Photo Credit: Dirk Skiba

Jerome Rothenberg

Jerome Rothenberg is an internationally celebrated poet, translator, anthologist, and performer with over ninety books of poetry and twelve assemblages of traditional and avant-garde poetry such as Technicians of the Sacred and Poems for the Millennium. Recent books of poetry include A Field on Mars (in English and French), The President of Desolation, The Mystery of False Attachments, and Eye of Witness: A Jerome Rothenberg Reader.

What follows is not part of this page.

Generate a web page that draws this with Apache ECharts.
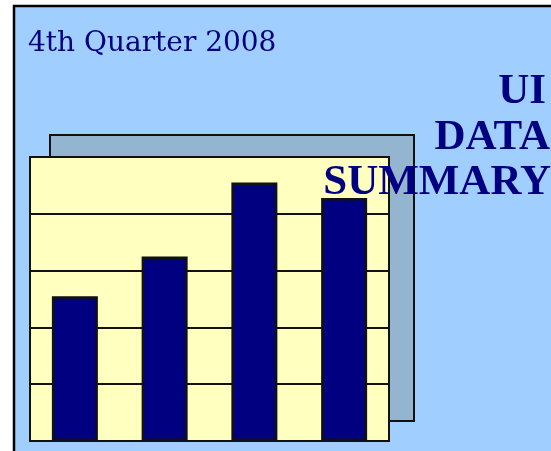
<!DOCTYPE html>
<html>
<head>
    <meta charset="utf-8">
    <title>UI Data Summary</title>
    <script type="text/javascript" src="https://cdn.jsdelivr.net/npm/echarts@6/dist/echarts.min.js"></script>
    <style type="text/css">
        html, body { margin: 0; padding: 0; background: #fff; }
        #chart { width: 551px; height: 451px; }
    </style>
</head>
<body>
<div id="chart"></div>
<script type="text/javascript">
    // data
    let categories = ['Q1', 'Q2', 'Q3', 'Q4'];
    let values = [2.55, 3.25, 4.55, 4.28];
    let yTicks = [0, 1, 2, 3, 4, 5];

    let navy = '#000080';
    let chart = echarts.init(document.getElementById('chart'), null, {renderer: 'canvas'});

    chart.setOption({
        backgroundColor: '#ffffff',
        animation: false,
        graphic: [
            // light blue page with black frame (left/top edges show)
            {type: 'rect', z: -20, shape: {x: 14, y: 6, width: 560, height: 470},
                style: {fill: '#a0cfff', stroke: '#000', lineWidth: 2.5}},
            // shadow panel behind the chart
            {type: 'rect', z: -10, shape: {x: 50, y: 135, width: 364, height: 286},
                style: {fill: '#93b5cf', stroke: '#111', lineWidth: 2}},
            {type: 'text', z: 50, left: 28, top: 30,
                style: {text: '4th Quarter 2008', fill: navy, font: '28px "DejaVu Serif"'}},
            {type: 'text', z: 50, right: 5, top: 70,
                style: {text: 'UI', fill: navy, font: 'bold 43px "Liberation Serif"', textAlign: 'right'}},
            {type: 'text', z: 50, right: 1, top: 116,
                style: {text: 'DATA', fill: navy, font: 'bold 43px "Liberation Serif"', textAlign: 'right'}},
            {type: 'text', z: 50, right: 0, top: 161,
                style: {text: 'SUMMARY', fill: navy, font: 'bold 43px "Liberation Serif"', textAlign: 'right'}}
        ],
        grid: {
            left: 30, top: 157, width: 359, height: 284,
            show: true, backgroundColor: '#ffffc0', borderColor: '#111', borderWidth: 2
        },
        xAxis: {
            type: 'category', data: categories,
            axisLine: {show: false}, axisTick: {show: false}, axisLabel: {show: false}
        },
        yAxis: {
            type: 'value', min: yTicks[0], max: yTicks[yTicks.length - 1], interval: 1,
            axisLine: {show: false}, axisTick: {show: false}, axisLabel: {show: false},
            splitLine: {lineStyle: {color: '#111', width: 2}}
        },
        series: [{
            type: 'bar', data: values, barWidth: 46,
            itemStyle: {color: navy, borderColor: '#111', borderWidth: 2.5}
        }]
    });
</script>
</body>
</html>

He is currently assembling a transnational anthology of North and South American poetry “from origins to present.” He will be launching two titles at The Poetry Project on October 9: The President of Desolation (Black Widow Press) and The Mystery of False Attachments (Word Palace).

Pierre Joris

Poet, translator, essayist and anthologist Pierre Joris has published some 50 books, most recently, Barzakh: Poems 2000–2012; and Breathturn into Timestead: The Collected Later Poetry of Paul Celan. With Jerome Rothenberg he edited Poems for the Millennium, vol. 1 and 2: The University of California Book of Modern and Postmodern Poetry. He lives and works in Bay Ridge, Brooklyn, with his wife, performance artist Nicole Peyrafitte. They are currently at work on Talvera: A Millennium of Occitan Poetry (Poems for the Millennium, vol.6).